Given information
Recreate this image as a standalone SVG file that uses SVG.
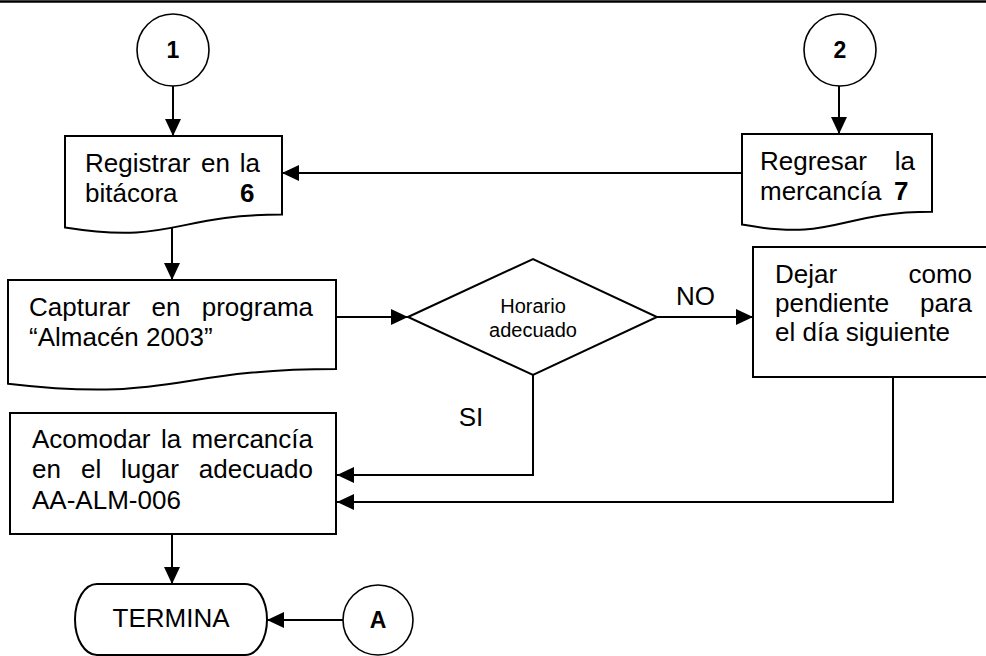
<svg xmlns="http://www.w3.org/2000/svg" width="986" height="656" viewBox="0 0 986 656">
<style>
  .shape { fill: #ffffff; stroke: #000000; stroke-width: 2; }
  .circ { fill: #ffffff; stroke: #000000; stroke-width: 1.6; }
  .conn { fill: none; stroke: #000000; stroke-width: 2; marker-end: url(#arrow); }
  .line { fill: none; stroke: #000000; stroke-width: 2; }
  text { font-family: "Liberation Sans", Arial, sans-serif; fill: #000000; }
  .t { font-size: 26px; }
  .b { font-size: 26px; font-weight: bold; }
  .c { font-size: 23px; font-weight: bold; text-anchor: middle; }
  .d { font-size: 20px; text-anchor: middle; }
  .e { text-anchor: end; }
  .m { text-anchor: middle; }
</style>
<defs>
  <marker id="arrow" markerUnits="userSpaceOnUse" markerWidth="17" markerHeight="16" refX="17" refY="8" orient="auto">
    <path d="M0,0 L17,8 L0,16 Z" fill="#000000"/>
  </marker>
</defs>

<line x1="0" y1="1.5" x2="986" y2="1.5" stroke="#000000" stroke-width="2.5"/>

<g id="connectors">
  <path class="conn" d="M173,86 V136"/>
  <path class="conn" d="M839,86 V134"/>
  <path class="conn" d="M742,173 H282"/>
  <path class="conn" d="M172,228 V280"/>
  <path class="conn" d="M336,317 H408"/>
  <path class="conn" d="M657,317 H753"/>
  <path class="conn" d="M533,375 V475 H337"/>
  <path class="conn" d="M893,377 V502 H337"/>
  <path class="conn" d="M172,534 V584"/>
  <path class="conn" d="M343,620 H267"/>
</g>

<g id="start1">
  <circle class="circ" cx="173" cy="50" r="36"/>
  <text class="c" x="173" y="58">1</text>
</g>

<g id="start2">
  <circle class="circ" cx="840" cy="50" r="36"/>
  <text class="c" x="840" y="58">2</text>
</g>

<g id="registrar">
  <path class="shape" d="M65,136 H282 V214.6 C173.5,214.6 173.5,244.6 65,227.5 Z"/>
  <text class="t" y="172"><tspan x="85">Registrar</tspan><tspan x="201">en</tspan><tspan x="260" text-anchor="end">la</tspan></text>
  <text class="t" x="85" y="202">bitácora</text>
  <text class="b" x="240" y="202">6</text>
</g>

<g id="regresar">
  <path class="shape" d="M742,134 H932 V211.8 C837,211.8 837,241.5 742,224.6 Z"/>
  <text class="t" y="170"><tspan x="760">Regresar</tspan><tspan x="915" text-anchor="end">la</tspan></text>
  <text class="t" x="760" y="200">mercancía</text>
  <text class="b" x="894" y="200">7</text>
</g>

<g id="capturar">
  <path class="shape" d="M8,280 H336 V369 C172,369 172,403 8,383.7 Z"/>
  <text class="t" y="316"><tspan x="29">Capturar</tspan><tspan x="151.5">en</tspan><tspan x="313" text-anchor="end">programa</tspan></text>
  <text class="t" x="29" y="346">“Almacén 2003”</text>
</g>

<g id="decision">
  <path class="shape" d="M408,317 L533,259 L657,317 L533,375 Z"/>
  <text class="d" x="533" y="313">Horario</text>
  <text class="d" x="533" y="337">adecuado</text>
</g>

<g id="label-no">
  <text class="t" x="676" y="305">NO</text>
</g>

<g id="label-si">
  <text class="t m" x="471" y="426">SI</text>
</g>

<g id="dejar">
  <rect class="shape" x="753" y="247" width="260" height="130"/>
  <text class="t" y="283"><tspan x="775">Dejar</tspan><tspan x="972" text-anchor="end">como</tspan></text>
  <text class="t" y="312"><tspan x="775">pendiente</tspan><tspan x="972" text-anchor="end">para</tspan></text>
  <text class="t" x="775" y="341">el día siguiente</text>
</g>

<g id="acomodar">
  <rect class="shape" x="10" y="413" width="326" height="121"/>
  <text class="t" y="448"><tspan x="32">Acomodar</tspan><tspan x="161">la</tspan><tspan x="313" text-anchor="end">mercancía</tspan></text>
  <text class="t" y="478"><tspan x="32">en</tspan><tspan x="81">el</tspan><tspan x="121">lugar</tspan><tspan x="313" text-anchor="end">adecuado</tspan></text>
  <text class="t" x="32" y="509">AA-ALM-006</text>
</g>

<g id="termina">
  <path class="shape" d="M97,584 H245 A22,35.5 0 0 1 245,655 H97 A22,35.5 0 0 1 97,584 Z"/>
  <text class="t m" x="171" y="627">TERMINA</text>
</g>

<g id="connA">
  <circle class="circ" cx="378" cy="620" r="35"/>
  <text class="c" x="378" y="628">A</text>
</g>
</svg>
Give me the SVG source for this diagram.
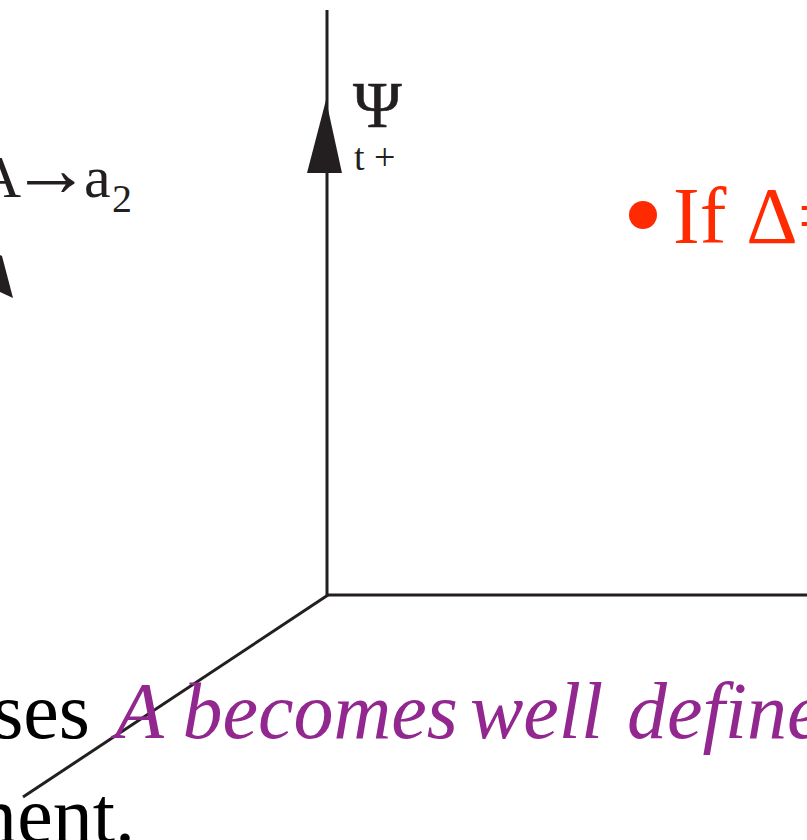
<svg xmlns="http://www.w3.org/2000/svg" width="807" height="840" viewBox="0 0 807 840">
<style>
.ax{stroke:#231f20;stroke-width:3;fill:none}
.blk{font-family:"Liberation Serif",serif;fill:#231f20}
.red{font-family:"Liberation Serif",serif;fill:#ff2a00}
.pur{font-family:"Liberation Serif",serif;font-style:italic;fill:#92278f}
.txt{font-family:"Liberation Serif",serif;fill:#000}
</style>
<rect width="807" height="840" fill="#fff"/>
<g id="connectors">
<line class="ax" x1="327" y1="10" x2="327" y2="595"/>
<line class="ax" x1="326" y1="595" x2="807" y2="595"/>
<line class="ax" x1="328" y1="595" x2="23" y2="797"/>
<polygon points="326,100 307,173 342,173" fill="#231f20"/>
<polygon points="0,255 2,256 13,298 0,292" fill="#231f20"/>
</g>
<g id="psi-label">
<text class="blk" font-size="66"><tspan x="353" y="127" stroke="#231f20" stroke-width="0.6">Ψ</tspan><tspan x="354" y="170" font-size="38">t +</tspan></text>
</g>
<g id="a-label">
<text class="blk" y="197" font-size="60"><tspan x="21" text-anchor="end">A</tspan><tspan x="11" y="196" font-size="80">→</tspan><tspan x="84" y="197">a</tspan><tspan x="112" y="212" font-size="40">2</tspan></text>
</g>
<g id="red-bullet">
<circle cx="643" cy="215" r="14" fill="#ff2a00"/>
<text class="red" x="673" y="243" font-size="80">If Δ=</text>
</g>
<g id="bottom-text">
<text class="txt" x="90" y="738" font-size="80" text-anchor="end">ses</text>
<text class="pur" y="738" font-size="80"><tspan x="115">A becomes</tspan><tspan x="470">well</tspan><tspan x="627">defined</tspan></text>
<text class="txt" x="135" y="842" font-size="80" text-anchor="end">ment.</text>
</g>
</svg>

What the task asks
Say how many lines in the entries contain the string "this", and leave out everything else.

Exercise output
2